Some items Yatauro criticized in Mangano’s administration to date included cuts in important services, a misleading energy tax repeal and financial management mistakes.
Yatauro said it was “quite disturbing” that Mangano projected cutting youth agencies “which allow our children to flourish and remain safe,” senior services, “which provide much-needed programs for our parents and grandparents who need a little help in their golden years,” and veterans programs, “which repay those men and women who unselfishly served for us.”
Regarding the Home Energy Tax Repeal, Yatauro said, “On the day you were sworn in… you repealed the energy tax. That momentous signing in January has caused much confusion for our residents. Letters were mailed out declaring that you “stopped the Energy Tax,” so please explain why this repeal will not go into effect until June? Our residents are still taxed today. Clearly they thought this repeal would take place in January when you signed the bill.”
Further on the energy tax and related financial management, Yatauro criticized Mangano’s dealings with NIFA, which is the agency that monitors Nassau County’s spending and revenue. She accused that he is not really accomplishing all of the savings he promises, which are necessary for filling the fiscal shortfall created by the repeal.

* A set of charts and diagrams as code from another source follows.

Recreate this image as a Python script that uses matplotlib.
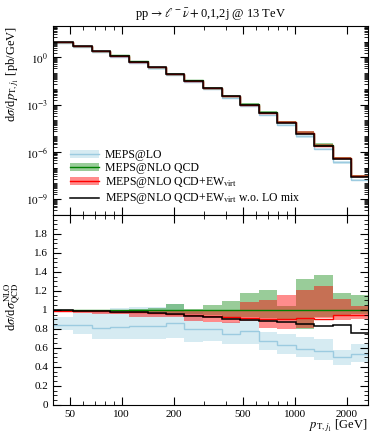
import matplotlib
matplotlib.use("Agg")
import matplotlib.pyplot as plt
from matplotlib.ticker import FixedLocator, MultipleLocator, NullFormatter, FuncFormatter, LogLocator
from matplotlib.patches import Patch
from matplotlib.lines import Line2D
import numpy as np

plt.rcParams['font.family'] = ['Liberation Serif', 'DejaVu Serif']
plt.rcParams['mathtext.fontset'] = 'stix'

# bin edges in pT [GeV]
edges = [40, 52, 67, 86, 110, 141, 180, 230, 295, 378, 483, 620, 790, 1010, 1290, 1660, 2120, 2650]

# MEPS@NLO QCD absolute cross section [pb/GeV]
nlo = [9.8, 5.5, 2.6, 1.35, 0.56, 0.24, 0.095, 0.035, 0.0123, 3.8e-3, 1.07e-3,
       3.3e-4, 8.3e-5, 1.66e-5, 2.7e-6, 4.3e-7, 3.2e-8]

# ratios to MEPS@NLO QCD
nlo_lo = [0.995, 0.99, 0.985, 0.985, 0.98, 0.975, 0.965, 0.96, 0.95, 0.93, 0.93,
          0.92, 0.91, 0.795, 0.93, 0.95, 0.96]
nlo_hi = [1.005, 1.005, 1.005, 1.005, 1.01, 1.025, 1.065, 1.01, 1.055, 1.09, 1.18,
          1.21, 1.04, 1.33, 1.37, 1.18, 1.155]

lo_c = [0.84, 0.845, 0.815, 0.825, 0.835, 0.835, 0.865, 0.80, 0.805, 0.75, 0.775,
        0.67, 0.63, 0.59, 0.567, 0.50, 0.54]
lo_lo = [0.787, 0.745, 0.69, 0.69, 0.69, 0.69, 0.71, 0.66, 0.674, 0.64, 0.645,
         0.575, 0.54, 0.50, 0.475, 0.42, 0.45]
lo_hi = [0.93, 0.97, 0.99, 1.02, 1.035, 1.03, 1.065, 0.98, 0.876, 0.876, 0.89,
         0.77, 0.75, 0.716, 0.69, 0.58, 0.645]

ew_c = [0.993, 0.99, 0.985, 0.982, 0.975, 0.965, 0.955, 0.947, 0.935, 0.93, 0.92,
        0.91, 0.91, 0.92, 0.91, 0.95, 0.95]
ew_lo = [0.985, 0.97, 0.955, 0.96, 0.93, 0.93, 0.925, 0.88, 0.875, 0.86, 0.88,
         0.81, 0.795, 0.815, 0.92, 0.89, 0.90]
ew_hi = [1.0, 1.0, 0.995, 0.995, 0.99, 0.985, 0.995, 0.985, 0.99, 1.0, 1.08,
         1.11, 1.16, 1.21, 1.255, 1.12, 1.04]

nomix_c = [0.996, 0.99, 0.986, 0.982, 0.975, 0.965, 0.954, 0.94, 0.925, 0.90, 0.894,
           0.883, 0.872, 0.855, 0.83, 0.845, 0.76]

labels = ["MEPS@LO", "MEPS@NLO QCD", r"MEPS@NLO QCD+EW$_{\mathrm{virt}}$",
          r"MEPS@NLO QCD+EW$_{\mathrm{virt}}$ w.o. LO mix"]

c_lo_band, c_lo_line = "#d6ebf2", "#9ccbe0"
c_nlo = "green"
c_ew = "red"

nlo = np.array(nlo)
r = {k: np.array(v) for k, v in dict(lo_c=lo_c, lo_lo=lo_lo, lo_hi=lo_hi, nlo_lo=nlo_lo, nlo_hi=nlo_hi,
                                        ew_c=ew_c, ew_lo=ew_lo, ew_hi=ew_hi, nomix_c=nomix_c).items()}
ones = np.ones_like(nlo)

fig = plt.figure(figsize=(3.7, 4.33), dpi=100)
ax1 = fig.add_axes([0.143, 0.5035, 0.852, 0.4365])
ax2 = fig.add_axes([0.143, 0.0647, 0.852, 0.4388])


def draw(ax, scale):
    ax.stairs(r['lo_hi'] * scale, edges, baseline=r['lo_lo'] * scale, fill=True, color=c_lo_band, lw=0)
    ax.stairs(r['nlo_hi'] * scale, edges, baseline=r['nlo_lo'] * scale, fill=True, color=c_nlo, alpha=0.4, lw=0)
    ax.stairs(r['ew_hi'] * scale, edges, baseline=r['ew_lo'] * scale, fill=True, color=c_ew, alpha=0.45, lw=0)
    ax.stairs(r['lo_c'] * scale, edges, baseline=None, color=c_lo_line, lw=1.0)
    ax.stairs(ones * scale, edges, baseline=None, color=c_nlo, lw=1.0)
    ax.stairs(r['ew_c'] * scale, edges, baseline=None, color=c_ew, lw=1.0)
    ax.stairs(r['nomix_c'] * scale, edges, baseline=None, color="black", lw=1.1)


draw(ax1, nlo)
draw(ax2, ones)

for ax in (ax1, ax2):
    ax.set_xscale('log')
    ax.set_xlim(40, 2650)
    ax.tick_params(which='both', direction='in', top=True, right=True, labelsize=8)
    ax.tick_params(which='major', length=6, width=0.8)
    ax.tick_params(which='minor', length=3, width=0.6)
    ax.xaxis.set_major_locator(FixedLocator([50, 100, 200, 500, 1000, 2000]))
    ax.xaxis.set_minor_locator(FixedLocator([40, 60, 70, 80, 90, 300, 400, 600, 700, 800, 900]))
    ax.xaxis.set_minor_formatter(NullFormatter())

ax1.xaxis.set_major_formatter(NullFormatter())
ax1.set_yscale('log')
ax1.set_ylim(1e-10, 1e2)
ax1.yaxis.set_major_locator(FixedLocator([1e-9, 1e-6, 1e-3, 1e0]))
ax1.yaxis.set_major_formatter(FuncFormatter(lambda v, p: r'$10^{%d}$' % round(np.log10(v))))
ax1.yaxis.set_minor_locator(LogLocator(base=10, subs=np.arange(1, 10), numticks=40))
ax1.yaxis.set_minor_formatter(NullFormatter())
ax1.set_ylabel(r'd$\sigma$/d$p_{\mathrm{T},j_1}$ [pb/GeV]', fontsize=9, loc='top')
ax1.yaxis.set_label_coords(-0.1, 1.0)
ax1.set_title(r'pp$\,\to\ell^-\bar{\nu}+$0,1,2j @ 13 TeV', fontsize=9, pad=6)

ax2.set_ylim(0, 2)
ax2.yaxis.set_major_locator(FixedLocator([0, 0.2, 0.4, 0.6, 0.8, 1.0, 1.2, 1.4, 1.6, 1.8]))
ax2.yaxis.set_major_formatter(FuncFormatter(lambda v, p: ('%.1f' % v).rstrip('0').rstrip('.')))
ax2.yaxis.set_minor_locator(MultipleLocator(0.05))
ax2.xaxis.set_major_formatter(FuncFormatter(lambda v, p: '%d' % v))
ax2.set_ylabel(r'd$\sigma$/d$\sigma^{\mathrm{NLO}}_{\mathrm{QCD}}$', fontsize=9)
ax2.yaxis.set_label_coords(-0.095, 0.52)
ax2.set_xlabel(r'$p_{\mathrm{T},j_1}$ [GeV]', fontsize=9, loc='right', labelpad=-1)

handles = [
    (Patch(color=c_lo_band, lw=0), Line2D([], [], color=c_lo_line, lw=1.0)),
    (Patch(color=c_nlo, alpha=0.4, lw=0), Line2D([], [], color=c_nlo, lw=1.0)),
    (Patch(color=c_ew, alpha=0.45, lw=0), Line2D([], [], color=c_ew, lw=1.0)),
    Line2D([], [], color="black", lw=1.1),
]
ax1.legend(handles, labels, loc='lower left', bbox_to_anchor=(0.055, 0.045), frameon=False,
           fontsize=8.5, handlelength=2.4, handleheight=0.6, labelspacing=0.1, handletextpad=0.55,
           borderaxespad=0, borderpad=0)

fig.savefig('out.png', dpi=100)
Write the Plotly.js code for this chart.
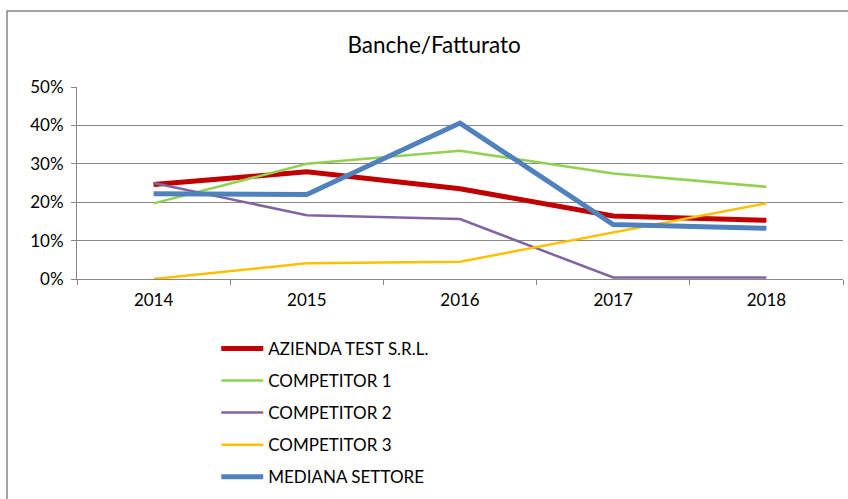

“When the county executive signed the Energy Tax Repeal he created a $38 million budget short fall, so NIFA asked Mr. Mangano for two updated plans due March 6. First NIFA asked for an update to the 2010 Budget, a budget which was balanced before the repeal. Mr. Mangano, you replied to this request by stating that you would make cuts to the budget. A review of these cuts suggests that your plan is not a headcount reduction, but simply a cut to the vacancies that were funded by the previous administration. Truth be told, you are just cutting contingency funds, so new monies have not been found,” she said.